The religious differences between generations are just as stark as the differences between racial groups. While 35 percent of millennials report having no religious affiliation, only 17 percent of baby boomers — and fewer than 11 percent of Americans born before 1945 — are religiously unaffiliated.

The party is thus split between a minority of young, educated, secular white activists and a larger group of African-Americans, Hispanics and older whites whose political values are closely tied to their faith. No wonder candidates like Mr. Ossoff struggled to connect with key blocs of the Democratic coalition.

And it’s also no wonder that the Democratic congressional leadership is still dominated by a graying generation of leaders; they are the only ones who can bridge the party’s religious divide. The median age of House Democratic representatives is now well over 60 — the highest in decades, and several years older than the median Republican age.

All four of Georgia’s Democratic representatives are 60 or older, and most have deep roots in the African-American Baptist tradition. If Mr. Ossoff had been elected to represent the Sixth District, he would have been over 30 years younger than the next-youngest member of the Georgia Democratic delegation, and he would have represented a very different set of cultural values.

What can Democrats do to bridge the divide between young, secular party activists and the rest of voters? Oddly, last year’s presidential run by Senator Bernie Sanders, a secular Jew, may suggest a way forward.

Mr. Sanders’s non-Christian background may have hurt him in the South; he did poorly among African-American voters, despite his consistent civil rights record. But he did what few other secular candidates have done: He won a sympathetic hearing from conservative evangelicals with a speech that gave a religious grounding for his economic views, complete with biblical citations. When Mr.
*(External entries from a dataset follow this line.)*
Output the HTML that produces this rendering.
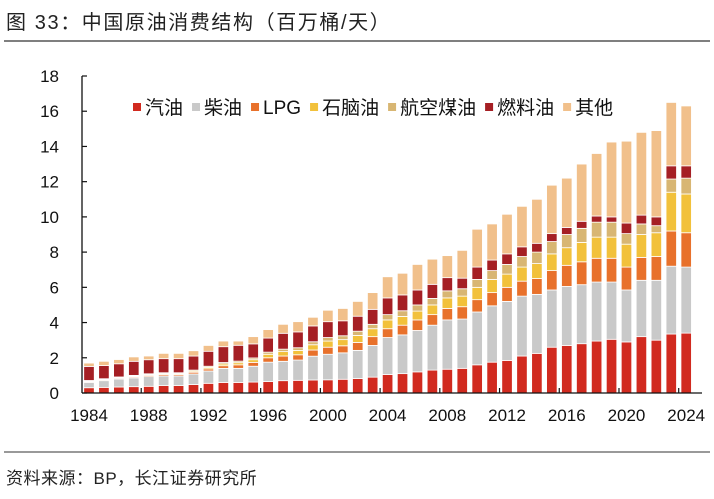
<!DOCTYPE html>
<html><head><meta charset="utf-8"><style>
body{margin:0;background:#fff;width:714px;height:494px;overflow:hidden;font-family:"Liberation Sans","Noto Sans CJK SC",sans-serif;}
svg text{font-family:"Liberation Sans","Noto Sans CJK SC",sans-serif;}
</style></head><body>
<svg id="c" width="714" height="494">
<text x="6" y="29" font-size="20" letter-spacing="1.6" fill="#222">图 33：中国原油消费结构（百万桶/天）</text>
<line x1="4" y1="41" x2="710" y2="41" stroke="#333" stroke-width="1.2"/>
<line x1="4" y1="452" x2="710" y2="452" stroke="#333" stroke-width="1"/>
<text x="6" y="484" font-size="17" letter-spacing="0.5" fill="#222">资料来源：BP，长江证券研究所</text>
</svg>
<script>
const years=[];for(let y=1984;y<=2024;y++)years.push(y);
const gasoline=[0.3,0.32,0.34,0.36,0.38,0.42,0.42,0.48,0.55,0.6,0.6,0.62,0.65,0.7,0.72,0.74,0.75,0.78,0.82,0.9,1.05,1.1,1.2,1.3,1.35,1.4,1.6,1.75,1.85,2.1,2.25,2.6,2.7,2.8,2.95,3.05,2.9,3.2,3.0,3.35,3.4];
const diesel=[0.3,0.38,0.45,0.5,0.55,0.55,0.55,0.6,0.7,0.8,0.8,0.9,1.1,1.1,1.15,1.35,1.45,1.5,1.6,1.8,2.1,2.2,2.35,2.55,2.8,2.8,3.0,3.2,3.35,3.4,3.35,3.25,3.35,3.35,3.35,3.25,2.95,3.2,3.4,3.85,3.75];
const lpg=[0.05,0.05,0.05,0.06,0.07,0.08,0.08,0.1,0.12,0.15,0.2,0.22,0.25,0.3,0.3,0.35,0.4,0.4,0.45,0.5,0.5,0.55,0.6,0.6,0.65,0.7,0.7,0.75,0.8,0.85,0.9,1.1,1.2,1.3,1.35,1.35,1.3,1.3,1.35,2.0,1.95];
const naphtha=[0.03,0.03,0.03,0.04,0.04,0.05,0.05,0.06,0.08,0.1,0.12,0.15,0.2,0.25,0.25,0.3,0.35,0.35,0.4,0.45,0.5,0.5,0.5,0.55,0.6,0.6,0.7,0.75,0.75,0.8,0.85,0.95,1.0,1.1,1.2,1.2,1.3,1.3,1.35,2.2,2.2];
const jet=[0.03,0.03,0.04,0.04,0.05,0.05,0.05,0.06,0.07,0.08,0.09,0.1,0.12,0.14,0.15,0.17,0.2,0.22,0.24,0.25,0.3,0.32,0.35,0.37,0.4,0.42,0.45,0.5,0.55,0.6,0.65,0.7,0.75,0.8,0.85,0.85,0.6,0.6,0.4,0.75,0.9];
const fuelOil=[0.8,0.75,0.75,0.8,0.8,0.8,0.8,0.8,0.85,0.9,0.9,0.8,0.8,0.9,0.9,0.9,0.9,0.85,0.85,0.85,0.95,0.9,0.85,0.8,0.75,0.6,0.7,0.6,0.6,0.55,0.5,0.45,0.4,0.4,0.35,0.3,0.6,0.5,0.5,0.75,0.7];
const other=[0.19,0.24,0.24,0.25,0.21,0.3,0.3,0.3,0.33,0.32,0.24,0.41,0.48,0.51,0.58,0.49,0.65,0.7,0.84,0.95,1.2,1.23,1.45,1.43,1.25,1.58,2.15,2.05,2.25,2.3,2.5,2.75,2.8,3.25,3.55,4.25,4.65,4.7,4.9,3.6,3.4];
const seriesList=[gasoline,diesel,lpg,naphtha,jet,fuelOil,other];
const seriesNames=["汽油","柴油","LPG","石脑油","航空煤油","燃料油","其他"];
const seriesKeys=["gasoline","diesel","lpg","naphtha","jet-fuel","fuel-oil","other"];
const colors=["#d12a1f","#c9c9c9","#e8712b","#f2c13b","#d8b673","#a51f24","#f1c08b"];
const yTicks=[0,2,4,6,8,10,12,14,16,18];
const xLabels=[1984,1988,1992,1996,2000,2004,2008,2012,2016,2020,2024];
const NS="http://www.w3.org/2000/svg";
const svg=document.getElementById('c');
const y0=393,y1=76,yMax=18;
const yS=v=>y0-(v/yMax)*(y0-y1);
const xS=yr=>89+(yr-1984)*14.93;
const bw=10.5;
function mk(t,a){const e=document.createElementNS(NS,t);for(const k in a)e.setAttribute(k,a[k]);svg.appendChild(e);return e;}
years.forEach((yr,i)=>{let acc=0;seriesList.forEach((s,j)=>{const v=s[i];const r=mk('rect',{x:xS(yr)-bw/2,y:yS(acc+v),width:bw,height:Math.max(0,yS(acc)-yS(acc+v)),fill:colors[j],stroke:'#fff','stroke-width':0.8});


acc+=v;});});
let ax=mk('line',{x1:82,y1:y1,x2:82,y2:y0,stroke:'#111','stroke-width':1.3});


let bx=mk('line',{x1:82,y1:y0,x2:702,y2:y0,stroke:'#111','stroke-width':1.3});


yTicks.forEach(v=>{const t=mk('line',{x1:82,y1:yS(v),x2:87,y2:yS(v),stroke:'#111','stroke-width':1.2});


const l=mk('text',{x:59,y:yS(v)+6,'text-anchor':'end','font-size':17,fill:'#111'});l.textContent=v;

});
xLabels.forEach(yr=>{const xx=xS(yr)-7.5;if(yr>1984){const t=mk('line',{x1:xx,y1:y0,x2:xx,y2:y0-5,stroke:'#111','stroke-width':1.2});

}
const l=mk('text',{x:xS(yr),y:421,'text-anchor':'middle','font-size':17,fill:'#111'});l.textContent=yr;

});
let lx=133;seriesNames.forEach((n,j)=>{const r=mk('rect',{x:lx,y:103,width:8,height:8,fill:colors[j]});


const t=mk('text',{x:lx+12,y:114,'font-size':19,fill:'#111'});t.textContent=n;


lx+=12+t.getComputedTextLength()+9;});
</script>
</body></html>
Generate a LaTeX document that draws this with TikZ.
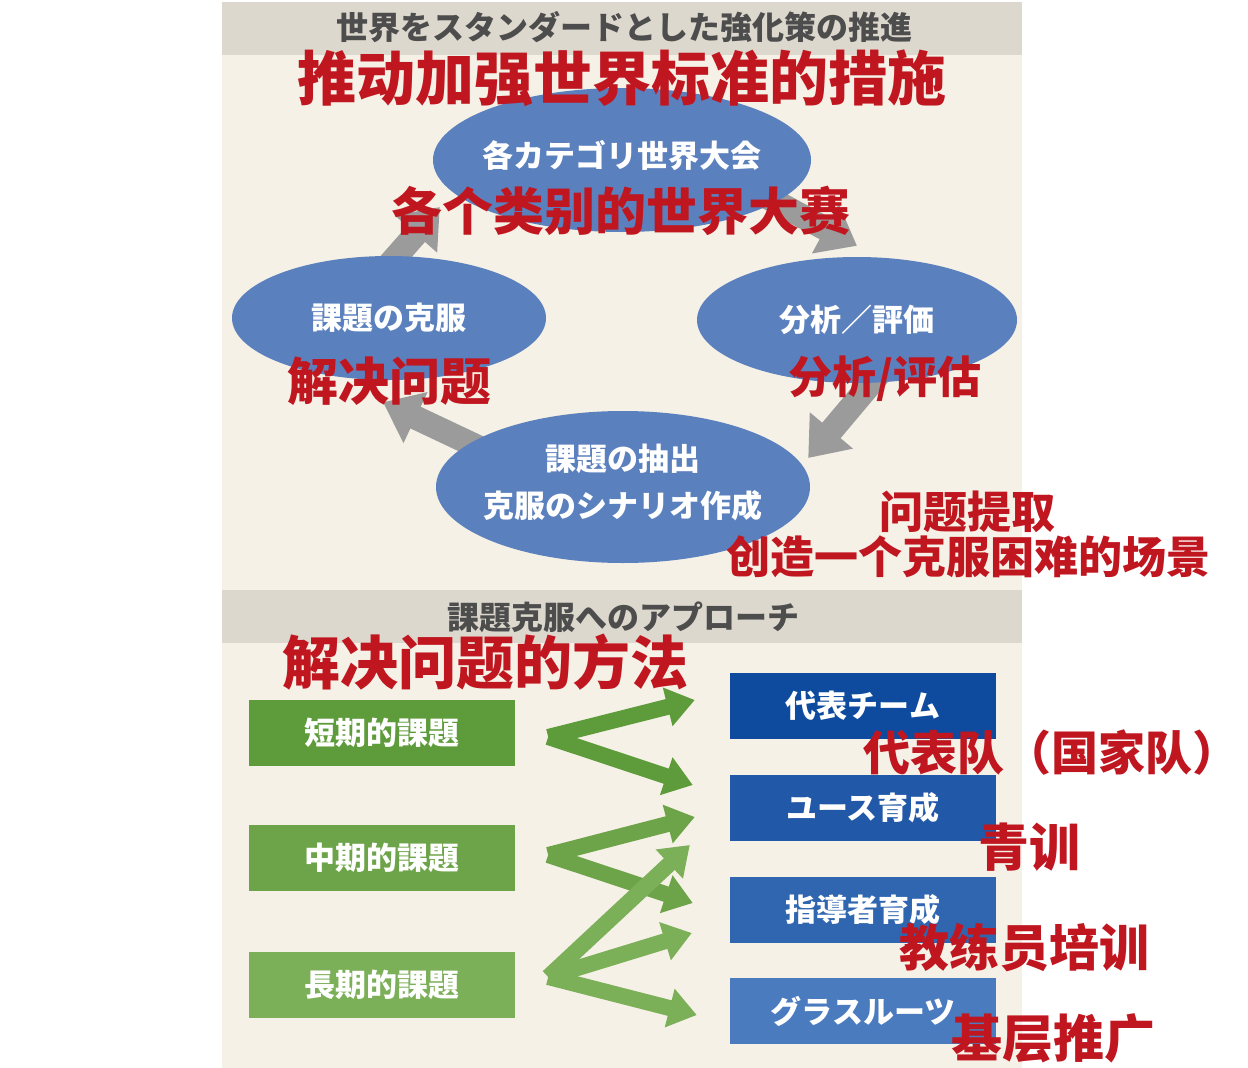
\documentclass[tikz,border=0pt]{standalone}
\usepackage{fontspec}
\newfontfamily\jpfont{Noto Sans CJK JP}
\newfontfamily\cnfont{Noto Sans CJK SC}
\usetikzlibrary{shapes.geometric,arrows.meta,calc}
\pgfdeclarelayer{back}
\pgfdeclarelayer{arrowlayer}
\pgfsetlayers{back,arrowlayer,main}
\newcommand{\zhsize}[1]{\cnfont\bfseries\fontsize{#1}{#1}\selectfont}
\definecolor{cream}{HTML}{F5F1E6}
\definecolor{band}{HTML}{DDD8CD}
\definecolor{headgrey}{HTML}{4D4D4D}
\definecolor{ellblue}{HTML}{5B80BE}
\definecolor{cycgrey}{HTML}{9B9B9B}
\definecolor{redlabel}{RGB}{192,22,32}
\definecolor{gshort}{HTML}{5E9B3B}
\definecolor{gmid}{HTML}{6EA449}
\definecolor{glong}{HTML}{7BAF58}
\definecolor{bteam}{HTML}{0E4B9F}
\definecolor{byouth}{HTML}{2258A8}
\definecolor{bcoach}{HTML}{3066B0}
\definecolor{bgrass}{HTML}{4B7BBF}

\begin{document}
\begin{tikzpicture}[x=1pt,y=-1pt]
	% Styles
	\tikzstyle{ellip}=[ellipse,fill=ellblue,inner sep=0pt]
	\tikzstyle{jptext}=[text=white,align=center,font=\jpfont\bfseries\fontsize{31}{47}\selectfont]
	\tikzstyle{box}=[rectangle,minimum width=266pt,minimum height=66pt,inner sep=0pt,text=white,font=\jpfont\bfseries\fontsize{31}{37}\selectfont]
	\tikzstyle{head}=[text=headgrey,font=\jpfont\bfseries\fontsize{32}{38}\selectfont]
	\tikzstyle{cyc}=[draw=cycgrey,line width=24pt,-{Triangle[length=36pt,width=54pt]}]
	\tikzstyle{garrow}=[line width=16pt,-{Triangle[length=28pt,width=38pt]}]
	\tikzstyle{zh}=[text=redlabel,inner sep=0pt]

	\useasboundingbox (0,0) rectangle (1248,1068);

	% Panel and header bands
	\begin{pgfonlayer}{back}
		\fill[white] (0,0) rectangle (1248,1068);
		\fill[cream] (222,2) rectangle (1022,1068);
		\fill[band] (222,2) rectangle (1022,55);
		\fill[band] (222,590) rectangle (1022,643);
	\end{pgfonlayer}
	\node[head] (head1) at (624,27) {世界をスタンダードとした強化策の推進};
	\node[head] (head2) at (623,617) {課題克服へのアプローチ};

	% Nodes for the cycle
	\node[ellip,minimum width=378pt,minimum height=144pt,label={[jptext,yshift=4pt]center:各カテゴリ世界大会}] (T) at (622,160) {};
	\node[ellip,minimum width=314pt,minimum height=124pt,label={[jptext]center:課題の克服}] (L) at (389,318) {};
	\node[ellip,minimum width=320pt,minimum height=126pt,label={[jptext]center:分析／評価}] (R) at (857,320) {};
	\node[ellip,minimum width=374pt,minimum height=152pt,label={[jptext,yshift=5pt]center:課題の抽出\\克服のシナリオ作成}] (B) at (623,487) {};

	% Connect the cycle
	\begin{pgfonlayer}{arrowlayer}
		\draw[cyc] ($(L.north)+(-9,19)$) -- ($(T.west)+(7,47)$);
		\draw[cyc] ($(T.east)+(-61,28)$) -- ($(R.north)+(0,-11)$);
		\draw[cyc] ($(R.south)+(31,-20)$) -- ($(B.east)+(-2,-29)$);
		\draw[cyc] ($(B.west)+(61,-31)$) -- ($(L.south)+(-6,22)$);
	\end{pgfonlayer}

	% Nodes for the issues
	\foreach \name/\y/\col/\txt in {short/733/gshort/短期的課題, mid/858/gmid/中期的課題, long/985/glong/長期的課題}
	\node[box,fill=\col] (\name) at (382,\y) {\txt};

	% Nodes for the fields
	\foreach \name/\y/\col/\txt in {team/706/bteam/代表チーム, youth/808/byouth/ユース育成, coach/910/bcoach/指導者育成, grass/1011/bgrass/グラスルーツ}
	\node[box,fill=\col] (\name) at (863,\y) {\txt};

	\coordinate (sv) at ($(short.east)+(33,4)$);
	\coordinate (mv) at ($(mid.east)+(33,-3)$);
	\coordinate (lv) at ($(long.east)+(33,-8)$);

	% Connect short-term issues
	\foreach \dest/\dx/\dy in {team/-35/-6, youth/-37/-23}
	\draw[garrow,draw=gshort] (sv) -- ($(\dest.west)+(\dx,\dy)$);

	% Connect mid-term issues
	\foreach \dest/\dx/\dy in {youth/-35/9, coach/-37/-7}
	\draw[garrow,draw=gmid] (mv) -- ($(\dest.west)+(\dx,\dy)$);

	% Connect long-term issues
	\foreach \dest/\dx/\dy in {youth/-40/37, coach/-38/23, grass/-33/4}
	\draw[garrow,draw=glong] (lv) -- ($(\dest.west)+(\dx,\dy)$);

	% Labels
	\node[zh,font=\zhsize{59}] (title) at (622,78) {推动加强世界标准的措施};
	\node[zh,font=\zhsize{51}] (cat) at (621,211) {各个类别的世界大赛};
	\node[zh,font=\zhsize{51}] (solve) at (389,381) {解决问题};
	\node[zh,font=\zhsize{44}] (anal) at (885,379) {分析/评估};
	\node[zh,font=\zhsize{44}] (extract) at (967,512) {问题提取};
	\node[zh,font=\zhsize{44}] (scene) at (968,557) {创造一个克服困难的场景};
	\node[zh,font=\zhsize{58}] (method) at (485,662) {解决问题的方法};
	\node[zh,font=\zhsize{47}] (nat) at (1051,753) {代表队（国家队）};
	\node[zh,font=\zhsize{51}] (yth) at (1029,847) {青训};
	\node[zh,font=\zhsize{50}] (coachzh) at (1024,947) {教练员培训};
	\node[zh,font=\zhsize{51}] (grasszh) at (1053,1038) {基层推广};
\end{tikzpicture}
\end{document}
Sanders spoke at Liberty University, he did not pretend to share evangelical Christians’ faith, but he showed respect for his audience’s religious tradition.

To do the same, secular Democrats need to study the religious language of Jimmy Carter, Bill Clinton and Barack Obama. They need to take the time to learn the religious values of their audience. They need to be honest about their own secularity, but acknowledge their debt to the religious traditions that have shaped their progressive ideology.

Only through a willingness to ground their policy proposals in the religious values of prospective voters will they be able to convince people of faith that they are not a threat to their values but are instead an ally in a common cause.